A Vietnamese exporter of light-walled rectangular pipe and tube pushed back against the U.S. claim that the Commerce Department’s rejection of a questionnaire that missed a deadline by a few hours, and its subsequent use of adverse facts available for the exporter, had been warranted and wasn't an abuse of discretion (Hoa Phat Steel Pipe Co. v. U.S., CIT Consol. # 23-00248).
The U.S. and a seller of a chemical product used in the making of plastic asked the Court of International Trade to grant a consent motion to reopen discovery until Nov. 4, saying all expert reports, if any, were to be filed by then (Lanxess Corporation v. U.S., CIT # 23-00073).
The U.S. told the Court of International Trade that its inadvertent liquidation of entries subject to an injunction from the court was the result of "human errors." Submitting information requested by the court in response to the injunction violation, the government said its controls to ensure compliance with the court's injunctions weren't followed (Shanghai Tainai Bearing Co. v. United States, CIT Consol. # 24-00025).
Luggage importer Samsonite filed a complaint at the Court of International Trade on Aug. 29 to contest CBP's alleged failure to apply Section 301 exclusions granted by the Office of the U.S. Trade Representative to its baggage entries (Samsonite v. United States, CIT # 24-00031).
In order to avoid duplicative arguments, Indonesian mattress exporters said simply that they support a U.S. request (see 2408130041) to remand the results of the first antidumping duty review on Indonesian mattresses to consider a calculation error they had alleged (PT Ecos Jaya Indonesia v. U.S., CIT # 24-00001).

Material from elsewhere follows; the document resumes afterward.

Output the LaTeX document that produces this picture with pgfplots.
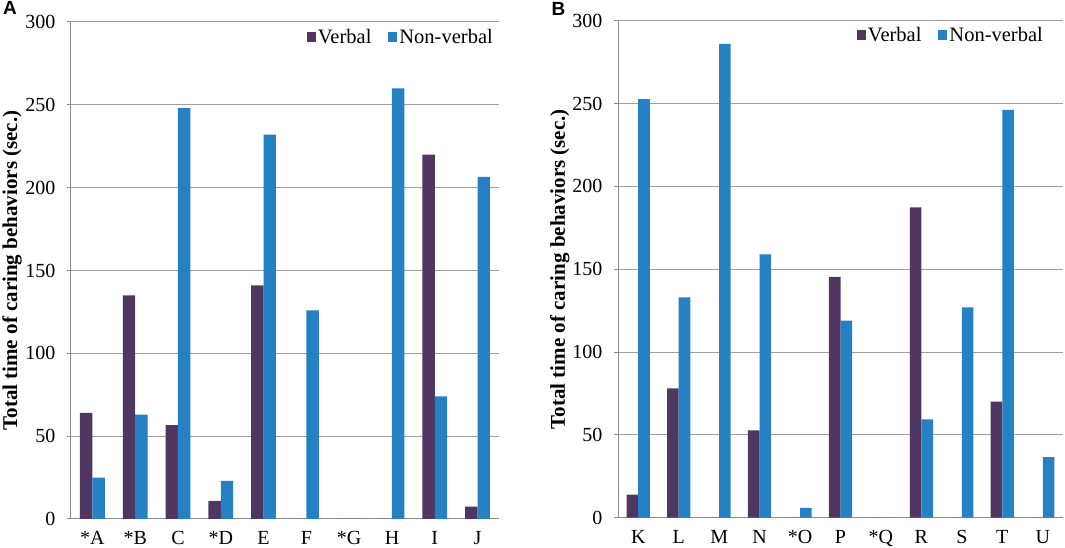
\documentclass[border=0pt]{standalone}
\usepackage{fontspec}
\setmainfont{Liberation Serif}
\newfontfamily\labelfont{Liberation Sans}
\usepackage{pgfplots}
\pgfplotsset{compat=1.18}
\definecolor{verbal}{HTML}{503762}
\definecolor{nonverbal}{HTML}{2580C4}
\definecolor{gridc}{HTML}{A0A0A0}
\definecolor{axisc}{HTML}{8C8C8C}
\pgfplotsset{
  panel/.style={
    scale only axis,
    ybar,
    ymin=0, ymax=300,
    ytick={0,50,...,300},
    ymajorgrids,
    grid style={gridc, line width=1pt},
    axis x line*=bottom, axis y line*=left,
    axis line style={axisc, line width=1pt, -},
    tick align=outside,
    major tick length=4pt,
    ytick style={axisc, line width=1pt},
    xtick style={draw=none},
    minor x tick style={axisc, line width=1pt},
    minor tick length=6pt,
    tick label style={font=\fontsize{20}{24}\selectfont},
    /pgf/number format/assume math mode=true,
    yticklabel style={xshift=-8pt},
    xticklabel style={yshift=-5pt},
    ylabel={Total time of caring behaviors (sec.)},
    ylabel style={font=\bfseries\fontsize{21}{25}\selectfont, anchor=center},
    legend columns=2,
    legend style={draw=none, fill=none, font=\fontsize{20.5}{24}\selectfont,
      at={(axis description cs:1,1)}, anchor=north east,
      /tikz/every even column/.append style={column sep=15pt}},
    legend image code/.code={\fill[##1,draw=none] (-2pt,-5pt) rectangle (7pt,5pt);},
  }
}
\begin{document}
\begin{tikzpicture}
\useasboundingbox (0,0) rectangle (1065pt,548pt);
\begin{axis}[panel,
  at={(71pt,29pt)}, anchor=south west,
  width=428pt, height=497pt,
  xmin=-0.5, xmax=9.5,
  xtick={0,...,9},
  xticklabels={*A,*B,C,*D,E,F,*G,H,I,J},
  minor xtick={-0.5,0.5,...,9.5},
  bar width=12.4pt,
  ylabel style={at={(axis description cs:-0.138,0.5)}},
  legend style={xshift=-1pt, yshift=-3pt},
]
\addplot[fill=verbal, draw=none, bar shift=-6.2pt] coordinates {
  (0,64) (1,135) (2,56.7) (3,11) (4,141) (5,0) (6,0) (7,0) (8,220) (9,7.5)};
\addplot[fill=nonverbal, draw=none, bar shift=6.2pt] coordinates {
  (0,25) (1,63) (2,248) (3,23) (4,232) (5,126) (6,0) (7,260) (8,74) (9,206.5)};
\legend{Verbal, Non-verbal}
\end{axis}
\begin{axis}[panel,
  at={(618pt,30.3pt)}, anchor=south west,
  width=445pt, height=497pt,
  xmin=-0.5, xmax=10.5,
  xtick={0,...,10},
  xticklabels={K,L,M,N,*O,P,*Q,R,S,T,U},
  minor xtick={-0.5,0.5,...,10.5},
  bar width=11.6pt,
  ylabel style={at={(axis description cs:-0.131,0.5)}},
  legend style={xshift=-15pt, yshift=-2pt},
]
\addplot[fill=verbal, draw=none, bar shift=-5.8pt] coordinates {
  (0,14) (1,78) (2,0) (3,52.7) (4,0) (5,145.3) (6,0) (7,187.3) (8,0) (9,70) (10,0)};
\addplot[fill=nonverbal, draw=none, bar shift=5.8pt] coordinates {
  (0,252.7) (1,133) (2,286) (3,159) (4,6) (5,119) (6,0) (7,59.4) (8,127) (9,246.2) (10,36.6)};
\legend{Verbal, Non-verbal}
\end{axis}
\node[font=\labelfont\bfseries\fontsize{19}{22}\selectfont, inner sep=0pt] at (10pt,540pt) {A};
\node[font=\labelfont\bfseries\fontsize{19}{22}\selectfont, inner sep=0pt] at (558.5pt,539.5pt) {B};
\end{tikzpicture}
\end{document}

A defendant-intervenor Korean exporter of superabsorbent polymers opposed the Commerce Department’s determination (see 2406170034), on remand, that would raise its antidumping margin from 17.64% to 26.05% (The Ad Hoc Coalition of American SAP Producers v. United States, CIT # 23-00010).
The U.S. Court of Appeals for the Federal Circuit didn't select the Section 301 litigation for its October schedule, setting up early November as the earliest time the case could be heard. Matt Nicely, counsel for the lead plaintiffs in the case involving over 4,000 companies, said in an email that he's "optimistic" oral argument in the action "will still happen before the end of the year." All arguing attorneys finished submitting their notices of conflicts with oral argument in April (HMTX Industries v. United States, Fed. Cir. # 23-1891).
The Commerce Department illicitly expanded the scope of the antidumping duty order on wooden cabinets and vanities from China to cover goods made out of phragmites, exporter Nanjing Kaylang Co. argued in an Aug. 27 motion for judgment at the Court of International Trade. The suit challenges Commerce's scope ruling including Kaylang's goods in the AD order (see 2402210053) (Nanjing Kaylang Co. v. United States, CIT # 24-00045).
The U.S. submitted proof of service in its customs penalty case against German paper exporter Koehler a week after the Court of International Trade allowed the government to serve the company through its U.S. counsel. The proof of service said the summons and complaint were served on Koehler's Holland & Knight attorneys (United States v. Koehler Oberkirch, CIT # 24-00014).
The U.S. didn’t double-count domestic producers when conducting an industry support survey for an investigation of oil country tubular goods products, the government said Aug. 26. An importer claiming otherwise keeps making arguments it hadn’t raised earlier, it said (Tenaris Bay City v. U.S., CIT # 22-00343).